Another skill set for principals is making sure teachers are authentically engaged in the coaching. I found that often times there are – some teachers may be participating, others aren’t, and coaches have a hard time navigating that. So in my opinion, we can really present it in terms of if this coaching is student centered then the message there is really that we’re all candidates for coaching because we all have students with needs. So it’s no longer about fixing the broken teachers in a school or saying, “Good teachers don’t have to participate, struggling teachers do.” We actually all participate because we’re all moving our kids learning forward, and so I don’t typically believe that teachers should be allowed to opt out. I think they should be given choices in how they engage, but if it’s a student centered approach we can all participate and we all have reasons to participate. So that’s a kind of a skill I think principals communicating that broadly and holding teachers accountable to participate and to really be invested in the process.
If a principal isn’t sure on how to lead the process yet and if they’re developing themselves in this work I recommend for coaches to really just focus on using core practices for student centered coaching like getting student work at the table, like making sure that they’re designing their schedule in a way where they have ongoing work with teachers so that they can go deep with teachers through coaching cycles, allowing themselves maybe time to build rapport with teachers so that there is trust in the process. There is a lot a coach can do with or without the support from the principal, but I’ve found that for it to affect the school and not be a pocket impact, but to affect the school broadly really that leadership piece is essential.
Heather Rader: Your line just really stuck with me that just that everyone is a candidate for coaching because we all have students with needs. That’s just so succinct and gets right at what coaching is truly supposed to be about.
Diane Sweeney: Yeah, and it’s kind of a different spin on it, and I think it eliminates some of that resistance to coaching because people feel like they’re being personally attacked or not being treated with respect. I think the more we can make it about the kids the less we have of all those other side effects that we see so often.
Heather Rader: Yeah, and it answers that question, “Why are you working with a coach?” “Because I have students.”
Diane Sweeney: Yeah. We all have that. Every teacher.
Heather Rader: That’s right. Well, many coaches ask about how to best measure their impact. What advice do you have around that?
Diane Sweeney: Yes. My take on measuring impact really relies on formative data. It doesn’t necessarily rely on the data that a district receives in the spring as a result of the state test. I’ve taken this – I – a couple reasons. I’ve taken this approach because I want the impact to be measured in a way that’s relevant, that means something to teachers in a present sense but also allows the teacher flexibility so that they can address things and be more responsive. So the way we do that is I use a tool that – I created a tool to help coaches document just their impact to cross a coaching cycle that would be about six to eight weeks long, and in the tool itself it works – it’s kind of a simple process in it has a natural flow that really matches how a coach works, and it works like this – a coach and a teacher would really begin at the outset of a coaching cycle setting a goal for student learning, and so that is the overall focus for all of their work together.
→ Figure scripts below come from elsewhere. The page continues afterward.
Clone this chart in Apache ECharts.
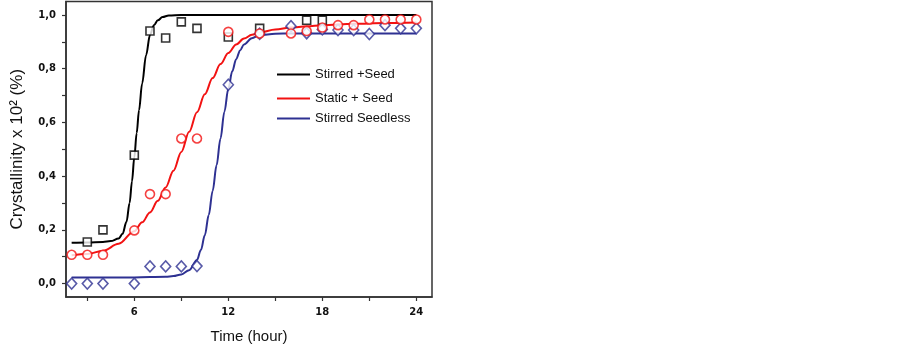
<!DOCTYPE html>
<html>
<head>
<meta charset="utf-8">
<script src="https://cdn.jsdelivr.net/npm/echarts@6/dist/echarts.min.js"></script>
<style>
  html, body { margin: 0; padding: 0; background: #fff; }
  #chart { width: 902px; height: 349px; }
</style>
</head>
<body>
<div id="chart"></div>
<script>
// measured points [time (h), crystallinity]
const stirredSeedPts = [[3, 0.155], [4, 0.2], [6, 0.478], [7, 0.94], [8, 0.914], [9, 0.974], [10, 0.95], [12, 0.918], [14, 0.95], [17, 0.98], [18, 0.98]]
const staticSeedPts = [[2, 0.107], [3, 0.107], [4, 0.107], [6, 0.198], [7, 0.333], [8, 0.333], [9, 0.54], [10, 0.54], [12, 0.937], [14, 0.931], [16, 0.931], [17, 0.94], [18, 0.953], [19, 0.962], [20, 0.962], [21, 0.983], [22, 0.983], [23, 0.983], [24, 0.983]]
const seedlessPts = [[2, 0.0], [3, 0.0], [4, 0.0], [6, 0.0], [7, 0.064], [8, 0.064], [9, 0.064], [10, 0.065], [12, 0.74], [14, 0.93], [16, 0.958], [17, 0.932], [18, 0.946], [19, 0.944], [20, 0.944], [21, 0.929], [22, 0.962], [23, 0.95], [24, 0.95]]

// fitted curves
const stirredSeedFit = [[2, 0.152], [3, 0.153], [4, 0.155], [4.5, 0.158], [5, 0.168], [5.25, 0.185], [5.5, 0.23], [5.7, 0.3], [5.85, 0.38], [6, 0.47], [6.15, 0.56], [6.3, 0.645], [6.5, 0.745], [6.75, 0.85], [7, 0.925], [7.25, 0.962], [7.5, 0.98], [7.8, 0.992], [8.2, 0.998], [9, 1.0], [12, 1.0], [18, 1.0], [24, 1.0]]
const staticSeedFit = [[2, 0.105], [3, 0.11], [4, 0.122], [5, 0.148], [6, 0.195], [6.5, 0.228], [7, 0.265], [7.5, 0.308], [8, 0.358], [8.5, 0.42], [9, 0.49], [9.5, 0.565], [10, 0.638], [10.5, 0.705], [11, 0.765], [11.5, 0.817], [12, 0.858], [12.5, 0.89], [13, 0.912], [13.5, 0.926], [14, 0.935], [15, 0.946], [16, 0.953], [17, 0.958], [18, 0.962], [20, 0.967], [22, 0.97], [24, 0.972]]
const seedlessFit = [[2, 0.023], [6, 0.023], [8, 0.025], [8.5, 0.028], [9, 0.034], [9.5, 0.05], [10, 0.088], [10.25, 0.125], [10.5, 0.18], [10.75, 0.255], [11, 0.345], [11.25, 0.44], [11.5, 0.54], [11.75, 0.64], [12, 0.725], [12.25, 0.79], [12.5, 0.835], [12.75, 0.868], [13, 0.89], [13.5, 0.913], [14, 0.925], [15, 0.93], [16, 0.931], [20, 0.931], [24, 0.931]]

const xLabels = [6, 12, 18, 24]
const xTicks = [3, 6, 9, 12, 15, 18, 21, 24]
const yLabels = [0, 0.2, 0.4, 0.6, 0.8, 1.0]
const yTicks = [0, 0.1, 0.2, 0.3, 0.4, 0.5, 0.6, 0.7, 0.8, 0.9, 1.0]

const names = ['Stirred +Seed', 'Static + Seed', 'Stirred Seedless']
const colors = ['#000000', '#f21212', '#2e3192']

const chart = echarts.init(document.getElementById('chart'))

const axisText = { fontFamily: 'DejaVu Sans', fontWeight: 'bold', fontSize: 10, color: '#111' }
const legendBase = {
  left: 277,
  orient: 'vertical',
  padding: 0,
  icon: 'rect',
  itemWidth: 33,
  itemHeight: 2,
  itemGap: 5,
  textStyle: { fontFamily: 'Liberation Sans', fontSize: 13, color: '#111' },
}

function fitSeries(i, data) {
  return {
    name: names[i],
    type: 'line',
    data: data,
    symbol: 'none',
    smooth: 0.35,
    smoothMonotone: 'x',
    z: 2,
    lineStyle: { color: colors[i], width: 2 },
    itemStyle: { color: colors[i] },
  }
}

function pointSeries(i, data, symbol, size, z) {
  return {
    name: names[i] + ' data',
    type: 'scatter',
    data: data,
    symbol: symbol,
    symbolSize: size,
    z: z,
    itemStyle: { color: '#fff', borderColor: colors[i], borderWidth: 1.6 },
  }
}

chart.setOption({
  animation: false,
  legend: [
    Object.assign({}, legendBase, { top: 68, data: [names[0]] }),
    Object.assign({}, legendBase, { top: 92, data: [names[1]] }),
    Object.assign({}, legendBase, { top: 112, data: [names[2]] }),
  ],
  grid: {
    left: 66,
    top: 1.5,
    width: 366,
    height: 297,
    show: true,
    borderColor: '#333',
    borderWidth: 1.5,
  },
  xAxis: {
    type: 'value',
    min: 1.64,
    max: 25,
    name: 'Time (hour)',
    nameLocation: 'middle',
    nameGap: 32,
    nameTextStyle: { fontFamily: 'Liberation Sans', fontSize: 15, color: '#111' },
    axisLine: { show: true, onZero: false, lineStyle: { color: '#333', width: 1.5 } },
    axisTick: { show: true, inside: false, length: 4, customValues: xTicks, lineStyle: { color: '#333', width: 1.2 } },
    axisLabel: Object.assign({ customValues: xLabels, margin: 10 }, axisText),
    splitLine: { show: false },
  },
  yAxis: {
    type: 'value',
    min: -0.05,
    max: 1.05,
    name: 'Crystallinity x 10² (%)',
    nameLocation: 'middle',
    nameGap: 40,
    nameTextStyle: { fontFamily: 'Liberation Sans', fontSize: 17, color: '#111' },
    axisLine: { show: true, onZero: false, lineStyle: { color: '#333', width: 1.5 } },
    axisTick: { show: true, inside: false, length: 4, customValues: yTicks, lineStyle: { color: '#333', width: 1.2 } },
    axisLabel: Object.assign({
      customValues: yLabels,
      margin: 10,
      formatter: (v) => v.toFixed(1).replace('.', ','),
    }, axisText),
    splitLine: { show: false },
  },
  series: [
    fitSeries(0, stirredSeedFit),
    fitSeries(1, staticSeedFit),
    fitSeries(2, seedlessFit),
    pointSeries(0, stirredSeedPts, 'rect', 8, 3),
    pointSeries(2, seedlessPts, 'diamond', [10, 11], 4),
    pointSeries(1, staticSeedPts, 'circle', 9, 5),
  ],
})
</script>
</body>
</html>
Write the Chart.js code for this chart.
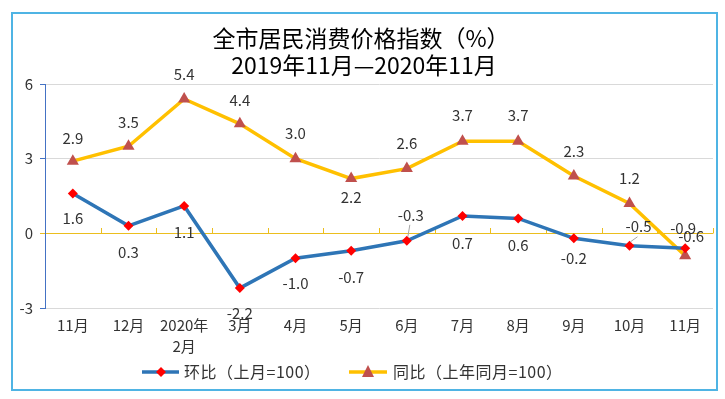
<!DOCTYPE html>
<html><head><meta charset="utf-8">
<script src="https://cdn.jsdelivr.net/npm/chart.js@4.4.1/dist/chart.umd.min.js"></script>
<style>
html,body{margin:0;padding:0;background:#fff;}
#wrap{position:relative;width:725px;height:399px;}
#frame{position:absolute;left:11px;top:12px;width:707px;height:379px;border:2px solid #4FB4E4;box-sizing:border-box;pointer-events:none;}
canvas{position:absolute;left:0;top:0;}
</style></head>
<body><div id="wrap"><canvas id="c" width="725" height="399"></canvas><div id="frame"></div></div>
<script>
const categories = ['11月','12月',['2020年','2月'],'3月','4月','5月','6月','7月','8月','9月','10月','11月'];
const momValues = [1.6,0.3,1.1,-2.2,-1.0,-0.7,-0.3,0.7,0.6,-0.2,-0.5,-0.6];
const yoyValues = [2.9,3.5,5.4,4.4,3.0,2.2,2.6,3.7,3.7,2.3,1.2,-0.9];
const yTicks = [-3,0,3,6];
const titleLines = ['全市居民消费价格指数（%）','2019年11月—2020年11月'];
const seriesNames = ['环比（上月=100）','同比（上年同月=100）'];

// label placement (style): [dx, dy, leader]
const momLabelPos = [[0,25],[0,26],[0,26],[0,25],[0,25],[0,27],[4,-26,1],[0,27],[0,27],[0,20],[9,-19,1],[6,-12]];
const yoyLabelPos = [[0,-23],[0,-24],[0,-25],[0,-24],[0,-25],[0,19],[0,-25],[0,-26],[0,-26],[0,-25],[0,-25],[-2,-27]];

const FONT = '"Noto Sans CJK SC", "Noto Sans", sans-serif';
const TXT = '#333333';
const BLUE = '#2E75B6', GOLD = '#FFC000', RED = '#FF0000', TRI = '#C0504D', ZERO = '#EBBE1E';

const overlay = {
  id: 'overlay',
  beforeDatasetsDraw(chart) {
    const {ctx, scales:{x,y}} = chart;
    const y0 = y.getPixelForValue(0);
    ctx.save();
    ctx.strokeStyle = ZERO; ctx.lineWidth = 1;
    for (let i = 1; i <= categories.length; i++) {
      const xb = i < categories.length ? (x.getPixelForValue(i-1) + x.getPixelForValue(i)) / 2 : chart.chartArea.right;
      const xx = Math.round(xb) + 0.5;
      ctx.beginPath(); ctx.moveTo(xx, Math.round(y0)+0.5); ctx.lineTo(xx, Math.round(y0) - 5); ctx.stroke();
    }
    ctx.restore();
  },
  afterDatasetsDraw(chart) {
    const {ctx} = chart;
    ctx.save();
    ctx.font = '15px ' + FONT;
    ctx.fillStyle = TXT;
    ctx.textAlign = 'center';
    ctx.textBaseline = 'middle';
    const sets = [[0, momValues, momLabelPos],[1, yoyValues, yoyLabelPos]];
    sets.forEach(([di, vals, pos]) => {
      const meta = chart.getDatasetMeta(di);
      meta.data.forEach((pt, i) => {
        const [dx, dy, leader] = pos[i];
        const lx = pt.x + dx, ly = pt.y + dy;
        if (leader) {
          ctx.save();
          ctx.strokeStyle = '#A6A6A6'; ctx.lineWidth = 1;
          ctx.beginPath();
          ctx.moveTo(lx - 1, ly + 10);
          ctx.lineTo(pt.x + 1, pt.y - 4);
          ctx.stroke();
          ctx.restore();
        }
        ctx.fillText(vals[i].toFixed(1), lx, ly);
      });
    });
    ctx.restore();
  },
  afterDraw(chart) {
    const {ctx} = chart;
    ctx.save();
    // title
    ctx.fillStyle = '#000';
    ctx.textAlign = 'center';
    ctx.textBaseline = 'middle';
    ctx.font = '23px ' + FONT;
    ctx.fillText(titleLines[0], 361, 38);
    ctx.fillText(titleLines[1], 364, 65);
    // legend
    const ly = 372;
    ctx.lineWidth = 3.5;
    ctx.strokeStyle = BLUE;
    ctx.beginPath(); ctx.moveTo(142, ly); ctx.lineTo(179, ly); ctx.stroke();
    ctx.fillStyle = RED;
    ctx.beginPath(); ctx.moveTo(161, ly-5); ctx.lineTo(166, ly); ctx.lineTo(161, ly+5); ctx.lineTo(156, ly); ctx.closePath(); ctx.fill();
    ctx.strokeStyle = GOLD;
    ctx.beginPath(); ctx.moveTo(349, ly); ctx.lineTo(387, ly); ctx.stroke();
    ctx.fillStyle = TRI;
    ctx.beginPath(); ctx.moveTo(368, ly-7); ctx.lineTo(374, ly+5); ctx.lineTo(362, ly+5); ctx.closePath(); ctx.fill();
    ctx.fillStyle = TXT;
    ctx.textAlign = 'left';
    ctx.font = '16px ' + FONT;
    try { ctx.letterSpacing = '0.5px'; } catch (e) {}
    ctx.fillText(seriesNames[0], 184, ly);
    ctx.fillText(seriesNames[1], 393, ly);
    ctx.restore();
  }
};

new Chart(document.getElementById('c'), {
  type: 'line',
  data: {
    labels: categories,
    datasets: [
      { label: seriesNames[0], data: momValues, borderColor: BLUE, backgroundColor: RED,
        borderWidth: 3.5, pointStyle: 'rectRot', pointRadius: 5, pointBorderWidth: 0,
        pointBackgroundColor: RED, pointBorderColor: RED, tension: 0, clip: false },
      { label: seriesNames[1], data: yoyValues, borderColor: GOLD, backgroundColor: TRI,
        borderWidth: 3.5, pointStyle: 'triangle', pointRadius: 7, pointBorderWidth: 0,
        pointBackgroundColor: TRI, pointBorderColor: TRI, tension: 0, clip: false }
    ]
  },
  options: {
    responsive: false,
    devicePixelRatio: 1,
    animation: false,
    layout: { padding: { top: 84, right: 12, left: 0, bottom: 0 } },
    plugins: { legend: { display: false }, title: { display: false }, tooltip: { enabled: false } },
    scales: {
      x: {
        offset: true,
        grid: { display: false, drawTicks: false },
        border: { display: false },
        ticks: { color: TXT, font: { family: FONT, size: 15, lineHeight: 1.4 }, padding: 7, maxRotation: 0, autoSkip: false },
        afterFit(s) { s.height = 91; }
      },
      y: {
        min: -3, max: 6,
        afterBuildTicks(s) { s.ticks = yTicks.map(v => ({ value: v })); },
        grid: {
          color: c => (c.tick && c.tick.value === 0) ? ZERO : '#D9D9D9',
          tickColor: c => (c.tick && c.tick.value === 0) ? ZERO : '#4472C4',
          tickLength: 5, lineWidth: 1
        },
        border: { display: true, color: '#4472C4', width: 1 },
        ticks: { color: TXT, font: { family: FONT, size: 15 }, padding: 7 },
        afterFit(s) { s.width = 45; }
      }
    }
  },
  plugins: [overlay]
});
</script>
</body></html>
And the key here is to make sure that it’s a goal for students instead of being a goal for the teacher, and this is – this takes practice ’cause a lot of times teachers bring goals for themselves, like, “I wanna improve at conferring,” or “I wanna be better at minilessons,” and so we try to shift them to think about a goal for their students. “My students will, dot, dot, dot.” What do you want them to learn as a result of our work together? So for documenting impact that’s the huge first piece so that we’re really documenting what our kids learn, and so the second piece is then it’s natural to think, “Okay. Well, together the teacher and coach can create a pre-assessment.”
So we need to measure where they are now with this goal, and so often it could be a rubric. They create it together usually. It could be something that comes directly from curricular materials. It could be a simple checklist, a set of learning targets, some simple assessment that we could capture where the kids are, and then the next piece of it is that they would co-design and co-teach and just really move forward in the instruction. So they’re thinking about – and this again is over a coaching cycle. So they have several weeks to try things and change their approach and measure kids and see how they’re doing in relationship to the goal, and I like co-teaching because it’s such a partnership approach.
So they really are moving kids together, working together to move kids towards the goal, and then at the end of the cycle they’ve been trying these things. They’ve had a very clear vision. They know where kids were when they started. So the last piece is to really reassess and to almost use the same – typically use the same assessment and say – “Hey, where are kids now at the end of the cycle?” and also, “Where’s the teacher?” so that a coach can document the growth that the teacher made as a teacher in terms of instructional practice.
So you can get both points of data, and it’s really fascinating ’cause we’ve been collecting a lot of data on this, and on average I’m finding that students begin a coaching cycle at about 28 percent proficiency, and so it means it’s a good goal ’cause it’s something they don’t know how to do yet. At the end of the coaching cycle they’re reaching an average proficiency of 68 to 70 percent, and that’s a pretty good increase. That’s 40 percent or so at about 6 weeks, but also there’s still room there. There’s room for those kids who aren’t there yet. So what do we do with them, and it presents a great opportunity for the coach and the teacher to continue collaborating around that so we’re not just moving on to the next unit, but they can then say, “All right. We have six kids that we need to figure out what’s going on.” So it really provides a lot of information and my thinking – I’ve – I’m developing a little thinking – new thinking. I’m working on a book for particularly high school, but also middle school coaches –
Heather Rader: Oh, great.
Diane Sweeney: – and I’m just starting that. Yeah. That’s kind of a brand new project, and I’m really trying to think about how this tool needs to be adapted for that level. I’m making adjustments – we need to be thinking about how students are interacting with content like the Civil War – the reasons causes for the Civil War and their knowledge about that, but also their knowledge as how do we interact with the content. So that’s my new thinking and I’m sort of just in the early stages of that.
Heather Rader: That’s great. Wow. I’ve had some really great insights as you’ve been talking. Thank you so much for sharing your learning with us.
Diane Sweeney: Thank you. I appreciate it.